Shetland's new Sikorsky S-92 coastguard search and rescue helicopters at Sumburgh last year.

A DECISION to rename Shetland’s coastguard search and rescue helicopter Oscar Charlie has been greeted with enthusiasm in the islands.

On Friday Bristow Helicopters announced they would be holding a naming ceremony at the coastguard’s Sumburgh base on 25 April.

The name Oscar Charlie became synonymous with the coastguard chopper every time it was seen in the skies around the isles since it first came into service almost 30 years ago.

The name came with the call sign GBD-OC on the original Sikorsky S-61N that started operating out of Sumburgh in 1985, having already served the North Sea oil industry for some years.

When Canadian firm CHC took over the coastguard contract in 2007 it brought in new Sikorsky S92 aircraft with new call signs, but continued using the name Oscar Charlie informally.

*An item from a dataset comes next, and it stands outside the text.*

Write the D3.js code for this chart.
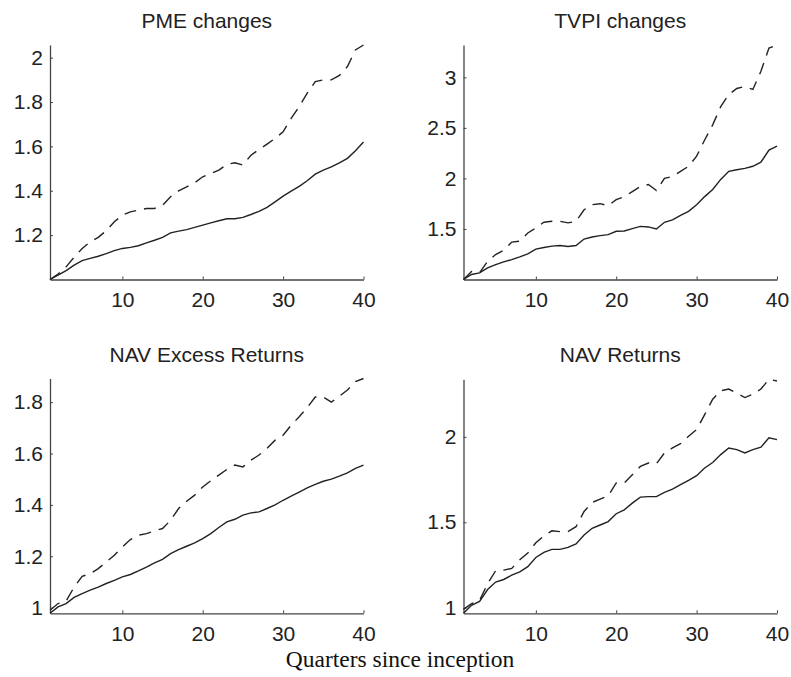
<!DOCTYPE html>
<html><head><meta charset="utf-8">
<script src="https://cdn.jsdelivr.net/npm/d3@7"></script>
<style>body{margin:0;background:#fff}svg{display:block}</style>
</head><body>
<svg id="chart" width="791" height="677"></svg>
<script>
const quarters = d3.range(1, 41);

const titles = ["PME changes", "TVPI changes", "NAV Excess Returns", "NAV Returns"];

const pmeSolid = [1.00,1.02,1.04,1.065,1.085,1.095,1.105,1.117,1.13,1.14,1.145,1.152,1.165,1.177,1.19,1.21,1.218,1.225,1.235,1.245,1.255,1.265,1.274,1.274,1.28,1.293,1.307,1.325,1.35,1.376,1.398,1.42,1.445,1.475,1.493,1.508,1.526,1.546,1.58,1.62];
const pmeDashed = [1.00,1.025,1.057,1.10,1.14,1.17,1.19,1.22,1.26,1.29,1.305,1.313,1.32,1.32,1.335,1.373,1.40,1.418,1.436,1.463,1.478,1.493,1.519,1.526,1.516,1.56,1.586,1.61,1.636,1.666,1.726,1.779,1.84,1.892,1.90,1.90,1.92,1.96,2.035,2.057];

const tvpiSolid = [1.00,1.05,1.066,1.115,1.148,1.174,1.197,1.224,1.253,1.30,1.316,1.33,1.336,1.326,1.336,1.40,1.42,1.434,1.444,1.477,1.48,1.503,1.526,1.52,1.50,1.566,1.59,1.635,1.674,1.74,1.82,1.89,1.99,2.07,2.086,2.10,2.12,2.16,2.28,2.32];
const tvpiDashed = [1.00,1.08,1.066,1.18,1.247,1.29,1.37,1.38,1.46,1.51,1.566,1.576,1.576,1.56,1.576,1.69,1.74,1.75,1.73,1.79,1.82,1.87,1.92,1.94,1.88,2.00,2.02,2.07,2.12,2.22,2.38,2.53,2.71,2.83,2.89,2.91,2.88,3.06,3.29,3.32];

const navExSolid = [0.978,1.003,1.016,1.04,1.055,1.068,1.08,1.094,1.106,1.12,1.129,1.143,1.158,1.174,1.188,1.21,1.226,1.239,1.252,1.269,1.288,1.312,1.334,1.344,1.36,1.369,1.373,1.386,1.40,1.418,1.434,1.45,1.466,1.48,1.492,1.50,1.512,1.525,1.542,1.555];
const navExDashed = [0.99,1.016,1.025,1.08,1.122,1.132,1.152,1.178,1.204,1.236,1.265,1.282,1.288,1.299,1.308,1.34,1.386,1.414,1.438,1.47,1.494,1.516,1.538,1.555,1.548,1.574,1.594,1.62,1.652,1.671,1.71,1.743,1.779,1.82,1.82,1.80,1.823,1.847,1.88,1.892];

const navSolid = [0.967,1.014,1.037,1.106,1.15,1.165,1.19,1.21,1.24,1.294,1.324,1.341,1.341,1.353,1.373,1.425,1.465,1.484,1.504,1.55,1.573,1.612,1.647,1.65,1.65,1.675,1.694,1.72,1.745,1.773,1.818,1.85,1.896,1.935,1.925,1.906,1.925,1.94,1.994,1.984];
const navDashed = [0.99,1.024,1.043,1.14,1.216,1.22,1.23,1.28,1.32,1.38,1.42,1.45,1.445,1.445,1.474,1.563,1.616,1.635,1.655,1.73,1.73,1.778,1.827,1.847,1.843,1.906,1.935,1.96,2.004,2.043,2.13,2.22,2.27,2.28,2.255,2.23,2.25,2.28,2.337,2.327];

const xTicks = [10, 20, 30, 40];
const yTicks = [
  [1.2, 1.4, 1.6, 1.8, 2],
  [1.5, 2, 2.5, 3],
  [1, 1.2, 1.4, 1.6, 1.8],
  [1, 1.5, 2]
];
const xLabel = "Quarters since inception";

const panels = [
  {title: titles[0], solid: pmeSolid, dashed: pmeDashed, ticks: yTicks[0], x0: 50, x1: 363.5, y0: 45, y1: 279.5},
  {title: titles[1], solid: tvpiSolid, dashed: tvpiDashed, ticks: yTicks[1], x0: 463.5, x1: 777, y0: 45, y1: 279.5},
  {title: titles[2], solid: navExSolid, dashed: navExDashed, ticks: yTicks[2], x0: 50, x1: 363.5, y0: 378.5, y1: 613.3},
  {title: titles[3], solid: navSolid, dashed: navDashed, ticks: yTicks[3], x0: 463.5, x1: 777, y0: 379.3, y1: 613.3}
];

const svg = d3.select("#chart");
const fontSans = "'Liberation Sans', Arial, Helvetica, sans-serif";
const axisColor = "#444";
const textColor = "#222";

panels.forEach(p => {
  const x = d3.scaleLinear().domain([1, 40]).range([p.x0, p.x1]);
  const ext = d3.extent(p.solid.concat(p.dashed));
  const y = d3.scaleLinear().domain(ext).range([p.y1, p.y0]);
  const g = svg.append("g");

  const xa = g.append("g").attr("transform", `translate(0,${p.y1})`)
    .call(d3.axisBottom(x).tickValues(xTicks).tickSizeInner(-3).tickSizeOuter(0).tickPadding(9).tickFormat(d3.format("d")));
  const ya = g.append("g").attr("transform", `translate(${p.x0},0)`)
    .call(d3.axisLeft(y).tickValues(p.ticks).tickSizeInner(-3).tickSizeOuter(0).tickPadding(7).tickFormat(d => String(d)));
  [xa, ya].forEach(a => {
    a.select(".domain").attr("stroke", axisColor).attr("stroke-width", 1.3);
    a.selectAll(".tick line").attr("stroke", axisColor).attr("stroke-width", 1);
    a.selectAll("text").attr("fill", textColor).style("font-family", fontSans).style("font-size", "21px");
  });
  xa.selectAll("text").attr("dy", "0.9em");

  const line = d3.line().x((d, i) => x(quarters[i])).y(d => y(d));
  g.append("path").datum(p.dashed).attr("d", line)
    .attr("fill", "none").attr("stroke", "#222").attr("stroke-width", 1.4)
    .attr("stroke-dasharray", "12,8");
  g.append("path").datum(p.solid).attr("d", line)
    .attr("fill", "none").attr("stroke", "#222").attr("stroke-width", 1.4);

  g.append("text").attr("x", (p.x0 + p.x1) / 2).attr("y", p.y0 - 17)
    .attr("text-anchor", "middle").attr("fill", textColor)
    .style("font-family", fontSans).style("font-size", "21px").text(p.title);
});

svg.append("text").attr("x", 400).attr("y", 667).attr("text-anchor", "middle")
  .attr("fill", "#111").style("font-family", "'Liberation Serif', 'Times New Roman', serif")
  .style("font-size", "23.5px").text(xLabel);
</script>
</body></html>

However since Bristow won the contract back last year the name has fallen into disuse, the coastguard service using the operating name Rescue 102 when reporting incidents.

On Friday Bristow said they intended to “honour the legacy of Shetland’s much-loved search and rescue helicopter Oscar Charlie by naming their new state-of-the-art Sikorsky S-92 SAR aircraft after it”.

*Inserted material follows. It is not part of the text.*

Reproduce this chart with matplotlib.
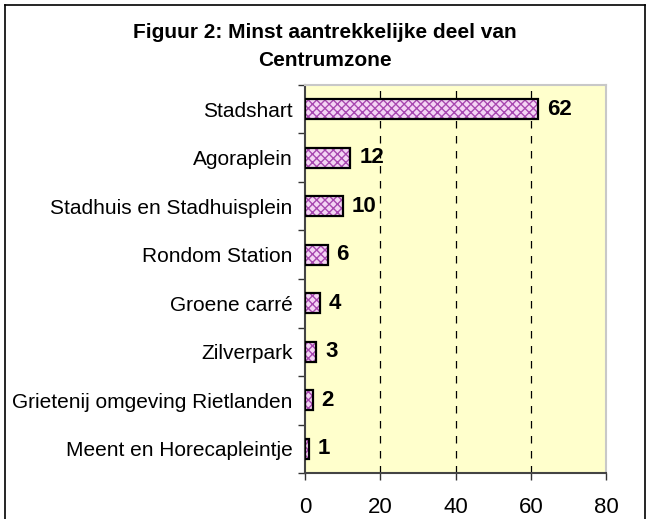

The coastguard’s two Shetland helicopters will retain their existing call signs MCGC and MCGB, but the main chopper will now carry the name Oscar Charlie in the same way a boat has its own name as well as its registration number.

The naming ceremony will include local MP Alistair Carmichael, who worked hard to retain the Lerwick coastguard station when the UK government threatened it with closure in 2010.

He will be joined by Maritime & Coastguard Agency chief executive Sir Alan Massey and Bristow’s director of UK search and rescue Samantha Willenbacher.

The first pilot to fly Oscar Charlie for Shetland coastguard was Gordon Mitchell, who welcomed the decision to bring back her old name.

“I think it’s great because everyone knew Oscar Charlie and having another aircraft flying around for the coastguard just doesn’t seem right somehow,” he said.

The original Oscar Charlie started flying in 1976 for the British National Oil Company (BNOC) on the North Sea’s Thistle field, before coming to Shetland in 1985 after being modified for coastguard work.

Mitchell flew it on many missions, including the 1986 Chinook crash off Sumburgh, the Piper Alpha disaster in 1988 and the Braer oil spill in 1993, along with innumerable incidents off the Shetland coast for which its crew gained national recognition.